Karl Ceiss- CL 1500 Eco


Surface examination

Besides multispectral photography, micrographs are taken as well with a camera applied to a stereo microscope. That makes possible to record the process of examination on the surface, while taking photographs too.

The main goal of microscopic analyses is to examine the rigidity of the surface, the aging cracks or the signature of the painting. Artificially aged surfaces, posterior signatures or even additional paint layers beneath are easily identifiable with this method.

Forged signature

If the paint of the signature ran into the original aging cracks, it is most likely forged. The originality of a signature can be supposed if it had cracked together with the paint layers. Aging cracks in case of an average oil painting are formed in c. 40 years.

The aging cracks

A natural property of paintings is the cracking of paint layers with time, because paints are drying due to oxidation. Consistent aging cracks (depth and frequency of cracks etc.) show if the artwork had been retouched, restored later. In case it is consistent everywhere, all parts of the painting were made in the same time. Properties of the aging cracks help in the dating process as well as in determining the age of the signature and the paint layers – examining it thoroughly is essential.


The staff of the laboratory can take small samples from the paint layers or the grounding of a painting. These samples are almost invisible to the naked eye, they are analysed under a PLM microscope. There are two types of sampling, one is to prepare a cross-section, the other is grain sampling to analyse the size, shape and spreading of the used pigments.

Carl Zeiss Axioscope (PLM)


Pigment grain analysis

Polarized light microscopy analyzes the pigments which give colour to the painting – their size, composition, shape can indicate the age of the artwork, controlling the results of the non-destructive examinations. We are taking photographs of samples taken from certain spots at 1000-2500x magnification; in normal, transmitted and reflected light. Sampling spots are chosen based on XRF results. During the process grains of pigments are taken from the surface of the painting, placed on slides embedded into Canada balsam. Identifying pigments is crucial in the process of dating an artifact – pigments such as Prussian blue (since c. 1720), titanium white (c. 1924), cerulean blue (c. 1860) can prove or disprove the supposed artist.

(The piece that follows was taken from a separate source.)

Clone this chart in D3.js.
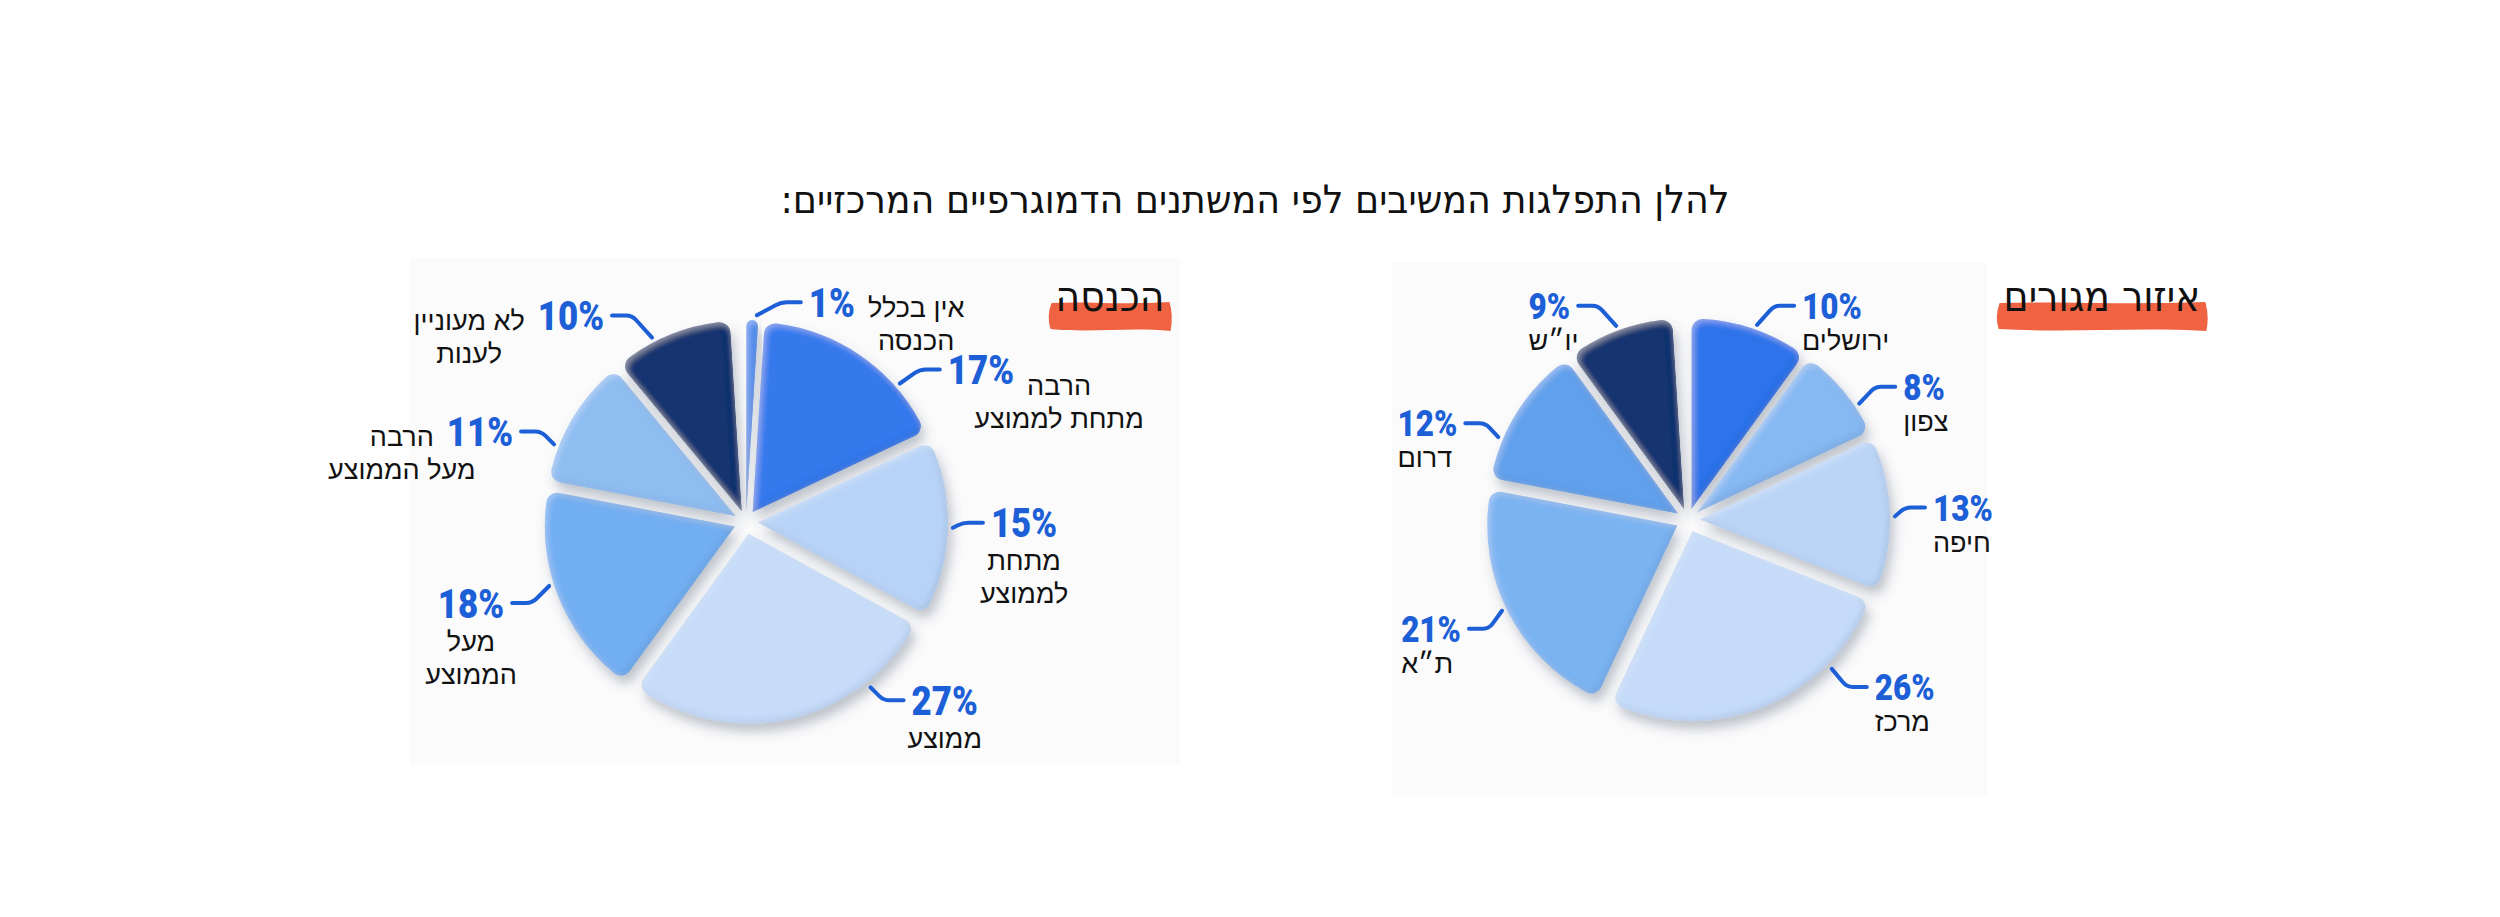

Normal photograph of pigment grains under plane-polarised light (1000x magnification)

The size, spreading and behaviour of pigment grains helps to draw conclusions for the dating process.

Pigment grains in cross-polarized light (1000x magnification)

Some of the optical and formal properties of the grains become observable in polarized light.

Pigments grains in reflected polarised light (1000x magnification)

The silhouette of pigment grains becomes observable in reflected light.

Analyzing cross-sections

In most cases, cross-sectional sampling is used to analyze the layers of overpainted paintings, in which the entire section of the structure is analyzed from the ground layer to the top varnish. Varnish between the paint layers or the identified individual use of materials can provide a lot of new information about the painting, and it can also help in the colour reconstruction of a black and white radiograph image about a painting underneath the visible one.

Cross section under plane-polarised light  (100-200-400x)

During the cross-sectional sampling, an area of about 1 × 0.5 mm is taken from the surface of the painting and then analyzed after preparation. It makes well-observable not only the ground layer, but also the superimposed colourful paint layers and the varnish layers of the artwork.

Cross section under blue light filter

Certain organic substances already react to the inducement of blue light (resembling to UV light), thus this illumination with c. 400 nm blue light provides a preliminary result compared to the analysis of materials.

Cross section under UV luminescent light

The particles and materials in the samples are induced by UV luminescent light, thus organic components such as the old, oxidized varnish layer or inorganic pigments which luminesce in a peculiar colour are well-observable.